▶ _Raw data_
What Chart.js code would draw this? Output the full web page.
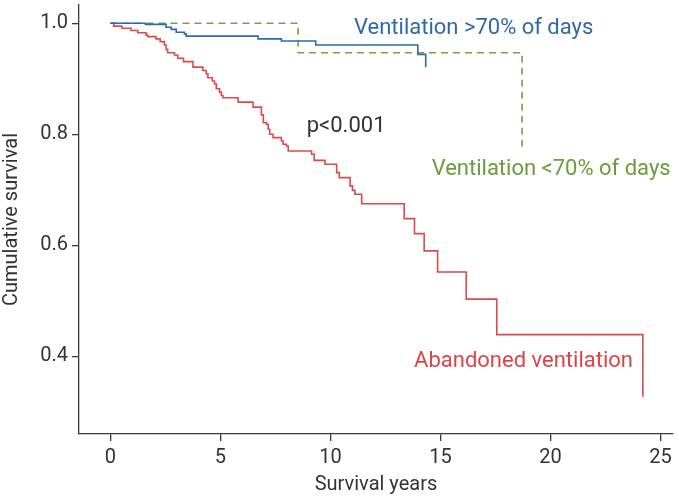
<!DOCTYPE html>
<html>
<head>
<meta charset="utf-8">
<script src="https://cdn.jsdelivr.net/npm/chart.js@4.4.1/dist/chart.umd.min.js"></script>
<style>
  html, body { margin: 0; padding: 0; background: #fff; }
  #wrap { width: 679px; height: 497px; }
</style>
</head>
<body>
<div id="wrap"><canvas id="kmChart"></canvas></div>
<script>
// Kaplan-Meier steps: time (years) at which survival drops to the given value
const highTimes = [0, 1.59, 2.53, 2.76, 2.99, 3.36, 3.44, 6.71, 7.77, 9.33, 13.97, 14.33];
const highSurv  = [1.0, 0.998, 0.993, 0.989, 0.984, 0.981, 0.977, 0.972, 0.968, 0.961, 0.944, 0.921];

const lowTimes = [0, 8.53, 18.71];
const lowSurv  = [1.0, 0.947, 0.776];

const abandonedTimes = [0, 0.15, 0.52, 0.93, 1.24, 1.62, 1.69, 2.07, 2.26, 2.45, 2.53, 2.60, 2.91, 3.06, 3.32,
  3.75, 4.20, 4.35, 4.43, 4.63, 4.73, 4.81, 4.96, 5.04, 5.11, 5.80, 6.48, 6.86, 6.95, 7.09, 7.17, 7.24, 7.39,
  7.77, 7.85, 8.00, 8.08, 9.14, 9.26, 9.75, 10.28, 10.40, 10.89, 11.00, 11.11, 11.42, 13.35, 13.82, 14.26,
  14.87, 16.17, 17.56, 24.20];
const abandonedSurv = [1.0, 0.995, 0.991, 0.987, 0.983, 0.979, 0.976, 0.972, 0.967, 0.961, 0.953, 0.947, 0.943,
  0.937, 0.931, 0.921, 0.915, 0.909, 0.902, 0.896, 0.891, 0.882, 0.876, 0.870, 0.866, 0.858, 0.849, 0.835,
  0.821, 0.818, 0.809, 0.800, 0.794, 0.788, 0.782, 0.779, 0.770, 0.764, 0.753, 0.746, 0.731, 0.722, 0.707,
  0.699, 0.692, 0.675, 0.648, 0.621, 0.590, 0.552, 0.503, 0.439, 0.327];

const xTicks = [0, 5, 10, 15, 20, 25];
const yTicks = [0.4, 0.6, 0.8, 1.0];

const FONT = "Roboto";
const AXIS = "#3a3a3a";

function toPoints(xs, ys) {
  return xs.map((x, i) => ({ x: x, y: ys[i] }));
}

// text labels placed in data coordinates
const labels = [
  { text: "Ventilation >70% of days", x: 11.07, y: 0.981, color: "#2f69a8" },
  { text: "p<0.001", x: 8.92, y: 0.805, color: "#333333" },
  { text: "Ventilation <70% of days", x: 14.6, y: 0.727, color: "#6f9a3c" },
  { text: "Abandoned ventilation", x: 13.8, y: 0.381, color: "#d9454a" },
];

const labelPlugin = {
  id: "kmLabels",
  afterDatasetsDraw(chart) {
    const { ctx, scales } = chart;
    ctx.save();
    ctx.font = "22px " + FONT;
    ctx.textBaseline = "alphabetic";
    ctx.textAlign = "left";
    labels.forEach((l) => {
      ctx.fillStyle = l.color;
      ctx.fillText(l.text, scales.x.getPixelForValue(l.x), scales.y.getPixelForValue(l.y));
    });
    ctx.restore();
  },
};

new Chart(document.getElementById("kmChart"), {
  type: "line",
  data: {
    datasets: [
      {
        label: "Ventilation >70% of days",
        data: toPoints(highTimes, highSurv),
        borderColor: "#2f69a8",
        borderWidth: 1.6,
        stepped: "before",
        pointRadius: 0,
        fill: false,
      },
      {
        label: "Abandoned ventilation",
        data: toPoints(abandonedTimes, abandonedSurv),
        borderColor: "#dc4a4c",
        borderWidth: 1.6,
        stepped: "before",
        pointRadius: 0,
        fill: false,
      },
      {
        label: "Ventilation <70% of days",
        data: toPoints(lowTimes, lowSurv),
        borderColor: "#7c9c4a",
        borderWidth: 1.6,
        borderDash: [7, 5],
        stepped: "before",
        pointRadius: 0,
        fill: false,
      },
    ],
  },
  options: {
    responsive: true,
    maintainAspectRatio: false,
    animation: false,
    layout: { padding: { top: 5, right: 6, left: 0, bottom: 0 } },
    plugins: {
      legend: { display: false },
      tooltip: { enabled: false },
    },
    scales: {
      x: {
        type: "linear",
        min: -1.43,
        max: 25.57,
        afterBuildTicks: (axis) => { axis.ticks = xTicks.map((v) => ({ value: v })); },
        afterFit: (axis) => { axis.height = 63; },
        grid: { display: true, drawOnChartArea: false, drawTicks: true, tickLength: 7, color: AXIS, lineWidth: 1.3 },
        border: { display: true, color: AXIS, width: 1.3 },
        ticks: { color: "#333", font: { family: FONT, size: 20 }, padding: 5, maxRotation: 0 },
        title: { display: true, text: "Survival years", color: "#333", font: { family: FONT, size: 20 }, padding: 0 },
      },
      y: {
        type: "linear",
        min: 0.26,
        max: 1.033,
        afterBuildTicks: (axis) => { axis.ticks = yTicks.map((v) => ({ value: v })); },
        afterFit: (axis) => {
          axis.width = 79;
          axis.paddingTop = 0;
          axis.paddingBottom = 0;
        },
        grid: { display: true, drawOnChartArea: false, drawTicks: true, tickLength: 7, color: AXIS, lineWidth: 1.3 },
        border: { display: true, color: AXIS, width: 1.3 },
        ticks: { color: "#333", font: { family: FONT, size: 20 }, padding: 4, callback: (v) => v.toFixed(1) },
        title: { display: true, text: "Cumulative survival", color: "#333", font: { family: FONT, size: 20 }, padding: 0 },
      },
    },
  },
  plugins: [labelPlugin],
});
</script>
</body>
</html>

▶ _Requirements_
Repeat, exactly and in full, each line from the start of the data to the line that contains "[1.0, 0.947, 0.776];". Pictures do not go in.

▶ _Result of this exercise_
What Chart.js code would draw this? Output the full web page.
<!DOCTYPE html>
<html>
<head>
<meta charset="utf-8">
<script src="https://cdn.jsdelivr.net/npm/chart.js@4.4.1/dist/chart.umd.min.js"></script>
<style>
  html, body { margin: 0; padding: 0; background: #fff; }
  #wrap { width: 679px; height: 497px; }
</style>
</head>
<body>
<div id="wrap"><canvas id="kmChart"></canvas></div>
<script>
// Kaplan-Meier steps: time (years) at which survival drops to the given value
const highTimes = [0, 1.59, 2.53, 2.76, 2.99, 3.36, 3.44, 6.71, 7.77, 9.33, 13.97, 14.33];
const highSurv  = [1.0, 0.998, 0.993, 0.989, 0.984, 0.981, 0.977, 0.972, 0.968, 0.961, 0.944, 0.921];

const lowTimes = [0, 8.53, 18.71];
const lowSurv  = [1.0, 0.947, 0.776];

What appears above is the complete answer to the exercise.